Saturday, October 9, 2010

Opinion Polls

When I was a senior in high school I actually campaigned to get voted "Most Likely to Be President." It just seemed appropriate to shake hands and harass people with my clever campaign slogan, "Jason Byerly, Most Likely to Be President, Vote for Me." It actually worked and I have the yearbook to prove it.

This election season politicians everywhere are spending a lot of money and going to a lot of effort to make us like them. After all, public opinion is the gold standard of politics. Politicians live or die by what happens to them in the polls.

It's funny. Other than my successful bid in high school I've never run for office, and yet I've spent most of my life living or dying by what other people think of me. It's fair to say that public opinion is often the gold standard of my life.

Why do I care so much what other people think? Throughout my life I've lied, compromised my values and bent over backwards in ways both big and small to try to make people think I'm better, smarter, funnier, richer or more like them than I really am. I've laughed at jokes, pretended to like things I don't like or not to like things I do, and have gossiped about friends, all to curry favor with people, who in retrospect, probably didn't change their opinion of me one way or the other despite my chameleon-like efforts.

That's one of the things I love about Jesus.

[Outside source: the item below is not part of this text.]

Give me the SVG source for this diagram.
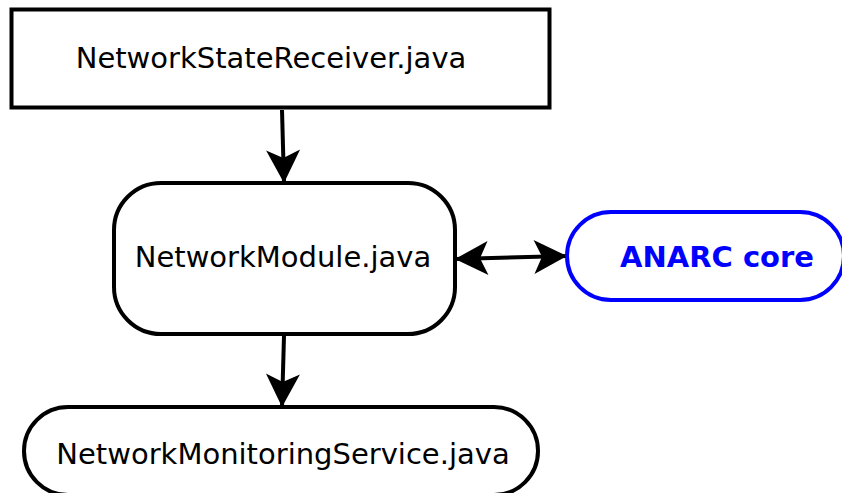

He didn't care. He honestly didn't care what people thought about Him. Even when people spoke highly of Him, he didn't cling to it. "But Jesus would not entrust himself to them, for he knew all men. He did not need man's testimony about man, because He knew what was in a man." (John 2:24)

The only opinion that mattered to Jesus was His Father's, who said at the start of His ministry, "This is my Son, whom I love. With Him I am well pleased." God's opinion was all Jesus needed and that's opinion that never changes. God's approval was the solid bedrock of Jesus' life.

I wonder why it's not good enough for me sometimes? Maybe it just sounds too good to be true. Maybe people are more real to me than God. Maybe I'm just a a sissy. Whatever the case, I've seen this changing in my life. I've spoken my opinion, my honest opinion, more in the last two years than in all the years of my life leading up to it. And it feels good. It feels free.

See, Jesus reminds me just how fickle public opinion could be. There's this great story in Luke about Jesus going to this synagogue in Nazareth and announcing that He was the messiah. In the span of six verses, public opinion about Jesus shifts from "All the people spoke well of Him and were amazed at the gracious words that came from his lips," to "All the people in the synagogue were furious when they heard this. They got up, drove him out of town and took him to the brow of the hill . . . in order to throw him down the cliff." Wow, and politicians thought they had it rough.

I love how Jesus handles it. He could have smoked the whole town with a lightning bolt. He could have changed his platform to try to win back their favor. He could have whined about how no one liked him. Instead the Bible says, "he walked right through the crowd and went on his way." (Luke 4:30)

Jesus said what He needed to say, did what He needed to do and was never affected by what other people think. A life like that gets my vote any day of the week.